STATED EXERCISE: Copy the records below word for word, from the first line through the line that contains "const chart = echarts.init(document.getElementById('chart'));", and leave out any pictures.

::: RECORDS TO PROCESS

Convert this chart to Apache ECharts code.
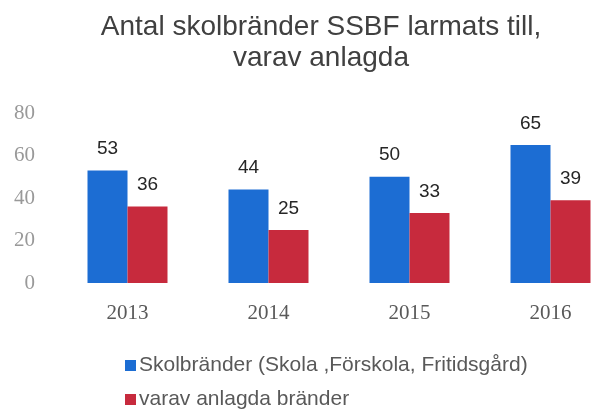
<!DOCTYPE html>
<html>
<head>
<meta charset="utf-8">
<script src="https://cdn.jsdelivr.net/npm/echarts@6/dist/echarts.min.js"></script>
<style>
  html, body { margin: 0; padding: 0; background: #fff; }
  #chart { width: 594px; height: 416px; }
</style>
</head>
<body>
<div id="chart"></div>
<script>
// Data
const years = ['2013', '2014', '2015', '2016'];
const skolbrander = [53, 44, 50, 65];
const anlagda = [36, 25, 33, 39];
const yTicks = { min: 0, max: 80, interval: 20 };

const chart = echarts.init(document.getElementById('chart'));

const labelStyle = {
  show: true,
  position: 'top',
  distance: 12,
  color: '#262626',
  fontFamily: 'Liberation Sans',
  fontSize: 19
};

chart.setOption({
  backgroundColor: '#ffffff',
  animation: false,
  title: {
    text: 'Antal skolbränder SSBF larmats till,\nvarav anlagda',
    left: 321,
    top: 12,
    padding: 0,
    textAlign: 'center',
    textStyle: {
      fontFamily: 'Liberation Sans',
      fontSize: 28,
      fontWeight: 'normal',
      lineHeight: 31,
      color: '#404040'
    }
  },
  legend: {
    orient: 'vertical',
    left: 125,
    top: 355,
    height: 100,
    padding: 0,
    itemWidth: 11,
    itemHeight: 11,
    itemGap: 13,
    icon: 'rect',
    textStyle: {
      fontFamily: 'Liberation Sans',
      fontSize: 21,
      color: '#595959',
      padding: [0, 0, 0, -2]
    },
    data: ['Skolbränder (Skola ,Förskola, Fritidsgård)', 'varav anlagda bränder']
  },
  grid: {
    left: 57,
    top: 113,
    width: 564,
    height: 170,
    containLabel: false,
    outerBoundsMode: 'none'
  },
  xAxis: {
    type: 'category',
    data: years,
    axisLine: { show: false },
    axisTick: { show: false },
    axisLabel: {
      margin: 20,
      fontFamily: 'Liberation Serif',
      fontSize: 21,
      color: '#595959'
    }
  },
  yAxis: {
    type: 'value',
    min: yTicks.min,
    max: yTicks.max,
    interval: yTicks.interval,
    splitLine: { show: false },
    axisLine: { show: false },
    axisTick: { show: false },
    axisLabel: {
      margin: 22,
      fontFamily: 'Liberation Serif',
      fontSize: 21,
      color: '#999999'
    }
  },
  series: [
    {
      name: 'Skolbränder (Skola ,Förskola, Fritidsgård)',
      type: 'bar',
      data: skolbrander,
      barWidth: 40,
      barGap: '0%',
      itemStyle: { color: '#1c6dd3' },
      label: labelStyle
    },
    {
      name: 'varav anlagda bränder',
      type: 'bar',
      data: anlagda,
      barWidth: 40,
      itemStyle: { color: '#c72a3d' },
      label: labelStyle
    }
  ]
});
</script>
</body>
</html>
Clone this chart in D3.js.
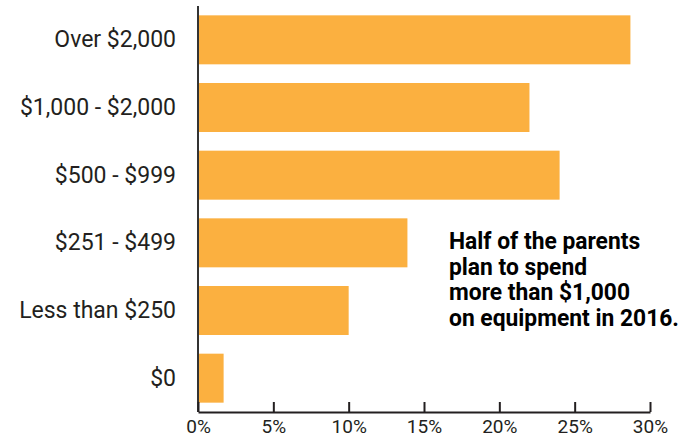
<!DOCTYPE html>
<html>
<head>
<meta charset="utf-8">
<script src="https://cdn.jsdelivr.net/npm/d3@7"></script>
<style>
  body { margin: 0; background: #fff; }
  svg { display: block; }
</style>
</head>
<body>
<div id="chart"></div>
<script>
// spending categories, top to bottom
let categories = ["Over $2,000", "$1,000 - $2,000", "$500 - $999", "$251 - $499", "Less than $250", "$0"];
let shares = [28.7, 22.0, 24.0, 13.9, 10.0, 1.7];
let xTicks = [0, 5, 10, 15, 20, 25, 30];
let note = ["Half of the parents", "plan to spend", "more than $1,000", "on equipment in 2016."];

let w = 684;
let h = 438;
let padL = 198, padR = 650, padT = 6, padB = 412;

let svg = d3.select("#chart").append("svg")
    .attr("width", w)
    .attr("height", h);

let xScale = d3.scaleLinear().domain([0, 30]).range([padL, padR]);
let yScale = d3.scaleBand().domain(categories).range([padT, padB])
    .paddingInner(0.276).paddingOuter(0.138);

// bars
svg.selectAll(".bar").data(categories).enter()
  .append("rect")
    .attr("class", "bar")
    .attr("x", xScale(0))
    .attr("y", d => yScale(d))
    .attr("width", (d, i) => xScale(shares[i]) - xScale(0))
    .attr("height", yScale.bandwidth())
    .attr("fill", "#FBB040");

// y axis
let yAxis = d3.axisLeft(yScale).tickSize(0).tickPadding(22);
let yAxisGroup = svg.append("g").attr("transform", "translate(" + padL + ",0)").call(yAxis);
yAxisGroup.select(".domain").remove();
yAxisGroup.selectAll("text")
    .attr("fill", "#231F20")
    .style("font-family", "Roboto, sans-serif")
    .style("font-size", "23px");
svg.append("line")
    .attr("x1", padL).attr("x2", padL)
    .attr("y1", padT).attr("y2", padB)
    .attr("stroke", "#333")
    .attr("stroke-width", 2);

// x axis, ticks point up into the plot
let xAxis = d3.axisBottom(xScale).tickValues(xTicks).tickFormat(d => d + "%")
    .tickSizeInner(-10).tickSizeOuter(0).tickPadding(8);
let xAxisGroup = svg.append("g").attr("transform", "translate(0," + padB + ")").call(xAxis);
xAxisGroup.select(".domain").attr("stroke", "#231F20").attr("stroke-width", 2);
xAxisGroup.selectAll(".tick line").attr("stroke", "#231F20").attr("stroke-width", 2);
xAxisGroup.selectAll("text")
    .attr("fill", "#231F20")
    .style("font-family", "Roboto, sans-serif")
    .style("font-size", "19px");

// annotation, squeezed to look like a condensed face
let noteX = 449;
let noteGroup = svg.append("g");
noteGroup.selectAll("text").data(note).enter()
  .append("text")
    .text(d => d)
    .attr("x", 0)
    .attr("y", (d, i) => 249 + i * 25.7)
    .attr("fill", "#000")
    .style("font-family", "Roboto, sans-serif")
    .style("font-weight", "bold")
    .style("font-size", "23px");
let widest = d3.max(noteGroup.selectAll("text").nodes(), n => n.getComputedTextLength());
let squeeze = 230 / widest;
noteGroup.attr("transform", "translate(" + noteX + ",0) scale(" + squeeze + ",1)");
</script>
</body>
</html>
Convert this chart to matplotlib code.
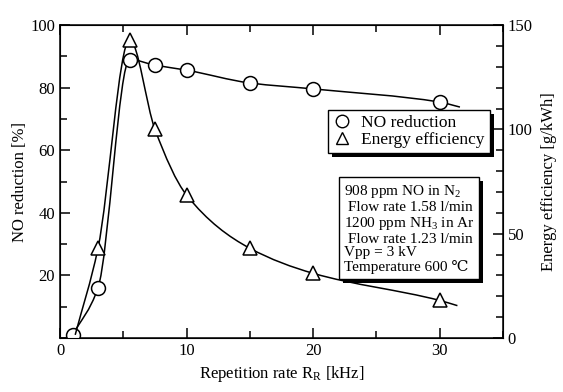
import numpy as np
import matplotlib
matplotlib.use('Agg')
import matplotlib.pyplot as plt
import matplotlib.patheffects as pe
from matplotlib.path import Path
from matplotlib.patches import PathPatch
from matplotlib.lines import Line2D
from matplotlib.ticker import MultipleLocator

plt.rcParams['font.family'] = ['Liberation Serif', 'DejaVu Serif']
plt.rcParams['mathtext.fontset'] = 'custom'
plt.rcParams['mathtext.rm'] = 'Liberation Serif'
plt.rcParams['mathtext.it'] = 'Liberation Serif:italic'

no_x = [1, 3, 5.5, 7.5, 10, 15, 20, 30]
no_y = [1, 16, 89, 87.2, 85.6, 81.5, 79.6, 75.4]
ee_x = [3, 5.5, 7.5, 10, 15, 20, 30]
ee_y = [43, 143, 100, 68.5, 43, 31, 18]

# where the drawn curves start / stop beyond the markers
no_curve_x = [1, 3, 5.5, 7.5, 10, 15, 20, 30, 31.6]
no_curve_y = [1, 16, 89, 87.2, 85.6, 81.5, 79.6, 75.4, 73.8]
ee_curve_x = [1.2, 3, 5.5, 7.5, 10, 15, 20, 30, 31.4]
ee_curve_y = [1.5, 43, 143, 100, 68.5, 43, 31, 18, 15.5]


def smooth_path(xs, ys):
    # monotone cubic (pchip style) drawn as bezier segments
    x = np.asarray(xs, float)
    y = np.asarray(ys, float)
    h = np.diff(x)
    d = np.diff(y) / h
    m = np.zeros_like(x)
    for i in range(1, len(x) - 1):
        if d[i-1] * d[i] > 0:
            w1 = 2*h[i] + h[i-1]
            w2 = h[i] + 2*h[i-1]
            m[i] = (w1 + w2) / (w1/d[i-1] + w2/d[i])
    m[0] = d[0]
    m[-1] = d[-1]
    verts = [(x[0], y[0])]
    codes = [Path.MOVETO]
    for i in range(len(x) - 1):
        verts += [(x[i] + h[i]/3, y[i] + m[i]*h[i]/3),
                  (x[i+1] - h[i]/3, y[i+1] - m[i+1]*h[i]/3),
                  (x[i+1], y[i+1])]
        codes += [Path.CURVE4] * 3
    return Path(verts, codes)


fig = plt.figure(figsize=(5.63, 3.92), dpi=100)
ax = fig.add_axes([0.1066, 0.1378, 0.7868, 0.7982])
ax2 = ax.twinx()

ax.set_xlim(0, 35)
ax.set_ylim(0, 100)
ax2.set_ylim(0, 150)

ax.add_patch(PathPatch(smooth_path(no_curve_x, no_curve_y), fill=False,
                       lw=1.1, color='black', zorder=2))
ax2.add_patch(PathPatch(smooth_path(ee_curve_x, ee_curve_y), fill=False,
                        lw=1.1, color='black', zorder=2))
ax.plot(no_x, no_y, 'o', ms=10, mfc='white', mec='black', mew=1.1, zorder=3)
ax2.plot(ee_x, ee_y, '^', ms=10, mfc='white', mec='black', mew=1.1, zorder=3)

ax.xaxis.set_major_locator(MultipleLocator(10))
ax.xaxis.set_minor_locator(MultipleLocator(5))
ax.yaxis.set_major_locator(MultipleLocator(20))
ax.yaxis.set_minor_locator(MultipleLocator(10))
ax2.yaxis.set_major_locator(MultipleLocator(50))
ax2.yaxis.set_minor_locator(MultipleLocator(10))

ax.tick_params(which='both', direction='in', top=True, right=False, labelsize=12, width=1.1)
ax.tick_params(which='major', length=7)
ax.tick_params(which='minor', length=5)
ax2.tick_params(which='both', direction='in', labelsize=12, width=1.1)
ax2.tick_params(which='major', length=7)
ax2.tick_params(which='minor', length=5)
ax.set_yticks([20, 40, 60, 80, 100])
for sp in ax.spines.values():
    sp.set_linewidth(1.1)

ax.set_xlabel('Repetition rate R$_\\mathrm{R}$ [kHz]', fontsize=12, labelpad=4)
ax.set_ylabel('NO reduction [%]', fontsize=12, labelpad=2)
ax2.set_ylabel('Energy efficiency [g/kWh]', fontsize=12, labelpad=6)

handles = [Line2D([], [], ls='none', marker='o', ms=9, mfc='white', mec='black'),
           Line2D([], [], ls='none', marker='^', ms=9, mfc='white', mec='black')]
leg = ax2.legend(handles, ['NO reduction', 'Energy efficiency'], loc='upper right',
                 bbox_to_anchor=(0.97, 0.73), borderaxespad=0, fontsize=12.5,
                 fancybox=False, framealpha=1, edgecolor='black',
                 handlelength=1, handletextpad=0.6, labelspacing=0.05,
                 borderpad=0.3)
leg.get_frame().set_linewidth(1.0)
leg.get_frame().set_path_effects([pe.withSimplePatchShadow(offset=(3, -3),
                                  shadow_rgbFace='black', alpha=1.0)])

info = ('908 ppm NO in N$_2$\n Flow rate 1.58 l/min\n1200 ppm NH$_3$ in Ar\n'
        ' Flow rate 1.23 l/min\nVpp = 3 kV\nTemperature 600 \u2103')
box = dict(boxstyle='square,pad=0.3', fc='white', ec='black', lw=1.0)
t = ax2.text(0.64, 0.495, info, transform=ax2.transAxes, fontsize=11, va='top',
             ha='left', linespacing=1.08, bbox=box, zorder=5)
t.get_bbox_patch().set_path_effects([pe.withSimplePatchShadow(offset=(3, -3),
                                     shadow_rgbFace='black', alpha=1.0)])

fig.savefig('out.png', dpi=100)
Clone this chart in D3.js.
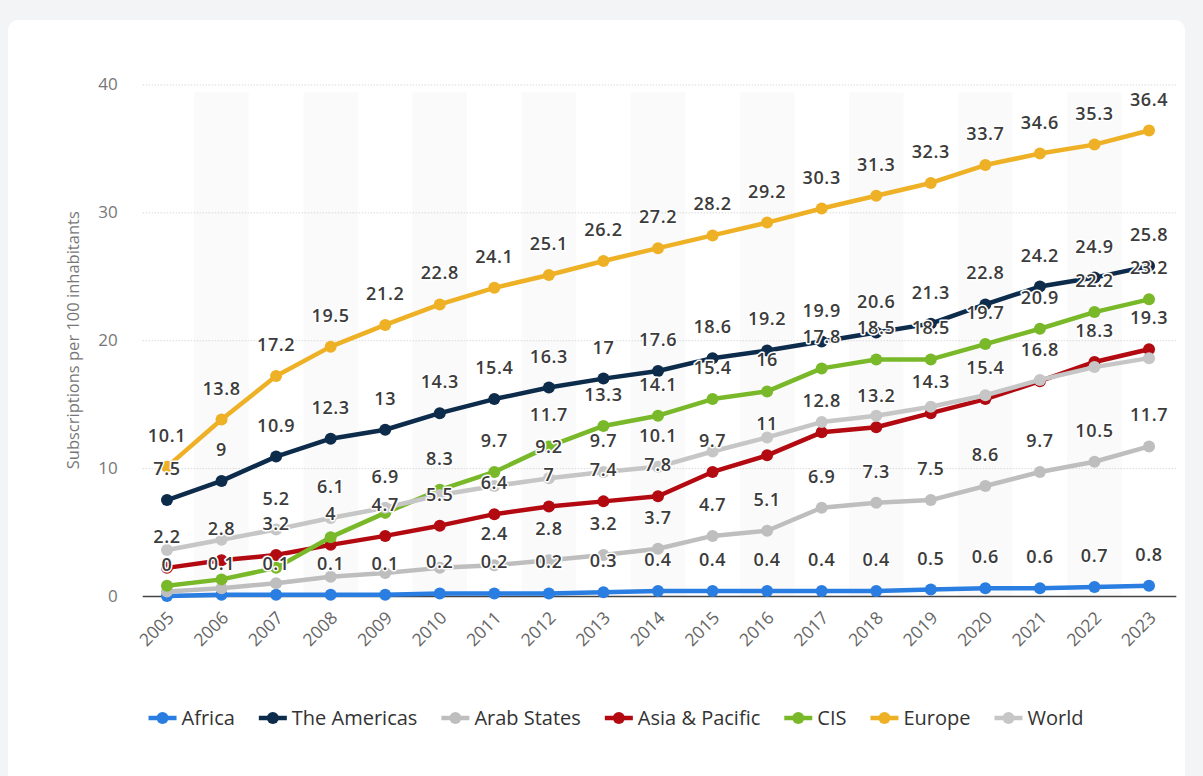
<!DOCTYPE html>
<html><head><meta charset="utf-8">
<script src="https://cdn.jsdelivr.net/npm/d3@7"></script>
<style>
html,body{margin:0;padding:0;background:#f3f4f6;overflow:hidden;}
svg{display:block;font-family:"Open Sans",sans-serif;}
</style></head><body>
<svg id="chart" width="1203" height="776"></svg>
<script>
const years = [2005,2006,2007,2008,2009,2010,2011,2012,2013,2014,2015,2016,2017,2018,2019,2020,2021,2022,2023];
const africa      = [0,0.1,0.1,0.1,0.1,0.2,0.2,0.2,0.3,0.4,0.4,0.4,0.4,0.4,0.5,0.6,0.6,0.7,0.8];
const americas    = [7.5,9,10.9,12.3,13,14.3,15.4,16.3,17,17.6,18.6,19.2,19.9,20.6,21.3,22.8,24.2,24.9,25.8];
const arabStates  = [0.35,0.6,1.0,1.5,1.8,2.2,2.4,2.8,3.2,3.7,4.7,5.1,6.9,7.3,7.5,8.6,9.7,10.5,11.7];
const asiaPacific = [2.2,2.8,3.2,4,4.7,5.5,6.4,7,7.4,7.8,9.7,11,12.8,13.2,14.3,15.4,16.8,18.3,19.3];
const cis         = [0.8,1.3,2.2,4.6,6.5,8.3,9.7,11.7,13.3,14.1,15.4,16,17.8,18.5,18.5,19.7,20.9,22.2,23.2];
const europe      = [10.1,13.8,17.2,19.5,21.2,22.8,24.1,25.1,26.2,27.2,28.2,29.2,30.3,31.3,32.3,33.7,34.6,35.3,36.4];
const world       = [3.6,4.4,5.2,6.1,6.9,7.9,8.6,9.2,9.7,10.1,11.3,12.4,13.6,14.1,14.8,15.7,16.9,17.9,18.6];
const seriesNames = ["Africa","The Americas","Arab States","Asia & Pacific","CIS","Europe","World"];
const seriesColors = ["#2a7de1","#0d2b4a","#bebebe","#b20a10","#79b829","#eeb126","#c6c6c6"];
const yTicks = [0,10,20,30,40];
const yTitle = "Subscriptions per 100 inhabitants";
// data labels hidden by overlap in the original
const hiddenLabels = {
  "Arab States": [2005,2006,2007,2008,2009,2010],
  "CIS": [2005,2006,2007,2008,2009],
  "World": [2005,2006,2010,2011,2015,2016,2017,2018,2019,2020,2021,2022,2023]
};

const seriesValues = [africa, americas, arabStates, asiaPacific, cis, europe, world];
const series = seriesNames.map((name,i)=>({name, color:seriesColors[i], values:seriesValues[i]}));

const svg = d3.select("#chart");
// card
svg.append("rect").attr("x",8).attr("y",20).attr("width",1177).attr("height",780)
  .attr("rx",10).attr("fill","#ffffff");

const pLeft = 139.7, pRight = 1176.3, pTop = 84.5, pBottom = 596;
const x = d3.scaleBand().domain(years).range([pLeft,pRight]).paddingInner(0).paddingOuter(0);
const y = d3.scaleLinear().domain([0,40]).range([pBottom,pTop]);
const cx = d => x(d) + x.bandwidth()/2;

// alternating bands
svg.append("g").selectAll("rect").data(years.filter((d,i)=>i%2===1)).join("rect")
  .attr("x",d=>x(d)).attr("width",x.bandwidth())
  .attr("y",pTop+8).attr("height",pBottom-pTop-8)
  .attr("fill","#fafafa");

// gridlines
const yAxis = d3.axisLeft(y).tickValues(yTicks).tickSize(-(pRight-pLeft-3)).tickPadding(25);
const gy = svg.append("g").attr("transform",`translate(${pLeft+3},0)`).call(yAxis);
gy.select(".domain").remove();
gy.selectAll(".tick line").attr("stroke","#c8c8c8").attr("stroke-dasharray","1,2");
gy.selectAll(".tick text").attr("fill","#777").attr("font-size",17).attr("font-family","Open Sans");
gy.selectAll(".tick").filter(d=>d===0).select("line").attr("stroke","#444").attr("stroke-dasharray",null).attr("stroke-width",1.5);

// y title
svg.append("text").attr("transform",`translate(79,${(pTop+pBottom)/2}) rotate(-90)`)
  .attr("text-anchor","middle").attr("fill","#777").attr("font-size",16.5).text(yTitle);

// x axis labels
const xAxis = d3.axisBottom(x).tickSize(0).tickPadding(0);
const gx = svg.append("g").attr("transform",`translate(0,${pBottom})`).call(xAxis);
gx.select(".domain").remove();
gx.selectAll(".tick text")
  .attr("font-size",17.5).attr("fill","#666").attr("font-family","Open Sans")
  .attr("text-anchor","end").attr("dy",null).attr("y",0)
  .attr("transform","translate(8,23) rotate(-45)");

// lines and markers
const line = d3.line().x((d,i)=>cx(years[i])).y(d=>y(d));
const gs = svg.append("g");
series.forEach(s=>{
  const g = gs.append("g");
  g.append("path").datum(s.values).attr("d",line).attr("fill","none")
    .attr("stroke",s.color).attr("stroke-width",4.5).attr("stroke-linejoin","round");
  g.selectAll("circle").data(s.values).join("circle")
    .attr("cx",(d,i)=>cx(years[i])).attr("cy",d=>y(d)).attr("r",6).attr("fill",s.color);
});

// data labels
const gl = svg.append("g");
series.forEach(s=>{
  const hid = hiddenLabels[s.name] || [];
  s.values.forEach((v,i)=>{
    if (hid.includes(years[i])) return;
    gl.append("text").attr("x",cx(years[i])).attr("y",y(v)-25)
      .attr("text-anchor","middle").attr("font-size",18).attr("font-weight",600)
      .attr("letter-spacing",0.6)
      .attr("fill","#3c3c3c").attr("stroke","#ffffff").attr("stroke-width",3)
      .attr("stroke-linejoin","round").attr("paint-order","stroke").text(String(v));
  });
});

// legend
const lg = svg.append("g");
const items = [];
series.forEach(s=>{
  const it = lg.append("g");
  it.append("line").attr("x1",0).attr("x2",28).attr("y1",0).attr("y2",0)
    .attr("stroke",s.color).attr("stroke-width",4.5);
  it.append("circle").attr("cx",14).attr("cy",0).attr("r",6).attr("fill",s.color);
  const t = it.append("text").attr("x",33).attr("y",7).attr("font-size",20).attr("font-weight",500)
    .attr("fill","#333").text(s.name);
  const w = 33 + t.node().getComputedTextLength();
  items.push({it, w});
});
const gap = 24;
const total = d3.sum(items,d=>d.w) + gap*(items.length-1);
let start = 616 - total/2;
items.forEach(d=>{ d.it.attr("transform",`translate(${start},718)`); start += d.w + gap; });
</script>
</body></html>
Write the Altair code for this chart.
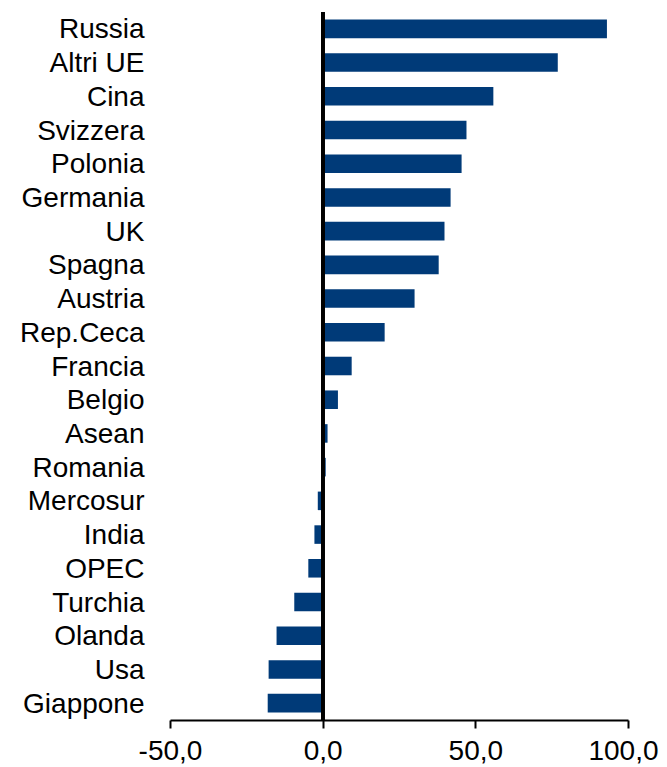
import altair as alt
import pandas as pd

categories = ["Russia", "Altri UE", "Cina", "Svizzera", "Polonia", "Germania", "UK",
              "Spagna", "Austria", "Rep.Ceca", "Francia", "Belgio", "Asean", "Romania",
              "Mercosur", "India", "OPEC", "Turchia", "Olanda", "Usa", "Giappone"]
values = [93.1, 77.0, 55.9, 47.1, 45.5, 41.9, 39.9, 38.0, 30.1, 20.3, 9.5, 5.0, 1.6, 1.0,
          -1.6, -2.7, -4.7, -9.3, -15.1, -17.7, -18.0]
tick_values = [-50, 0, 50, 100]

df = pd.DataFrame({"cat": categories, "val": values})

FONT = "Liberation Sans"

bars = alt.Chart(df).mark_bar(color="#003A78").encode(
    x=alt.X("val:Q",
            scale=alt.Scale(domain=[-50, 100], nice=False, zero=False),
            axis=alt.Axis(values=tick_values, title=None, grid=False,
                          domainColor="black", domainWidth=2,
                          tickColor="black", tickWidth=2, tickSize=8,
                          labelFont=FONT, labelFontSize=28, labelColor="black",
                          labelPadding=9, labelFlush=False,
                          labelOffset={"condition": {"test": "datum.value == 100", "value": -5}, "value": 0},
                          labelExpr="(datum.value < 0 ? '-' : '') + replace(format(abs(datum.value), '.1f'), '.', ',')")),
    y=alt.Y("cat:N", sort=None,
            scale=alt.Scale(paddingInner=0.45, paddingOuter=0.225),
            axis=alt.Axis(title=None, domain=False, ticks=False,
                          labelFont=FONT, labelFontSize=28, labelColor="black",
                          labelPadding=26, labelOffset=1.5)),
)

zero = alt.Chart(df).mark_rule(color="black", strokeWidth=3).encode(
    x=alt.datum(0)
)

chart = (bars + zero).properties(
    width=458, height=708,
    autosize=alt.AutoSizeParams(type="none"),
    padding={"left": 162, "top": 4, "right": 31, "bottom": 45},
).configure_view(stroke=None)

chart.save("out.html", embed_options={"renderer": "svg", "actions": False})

::::::

RESPONSE BELOW:
Convert this chart to Apache ECharts code.
<!DOCTYPE html>
<html>
<head>
<meta charset="utf-8">
<script src="https://cdn.jsdelivr.net/npm/echarts@6/dist/echarts.min.js"></script>
<style>
  html, body { margin: 0; padding: 0; background: #fff; }
  #chart { width: 594px; height: 416px; }
</style>
</head>
<body>
<div id="chart"></div>
<script>
// Data
const years = ['2013', '2014', '2015', '2016'];
const skolbrander = [53, 44, 50, 65];
const anlagda = [36, 25, 33, 39];
const yTicks = { min: 0, max: 80, interval: 20 };

const chart = echarts.init(document.getElementById('chart'));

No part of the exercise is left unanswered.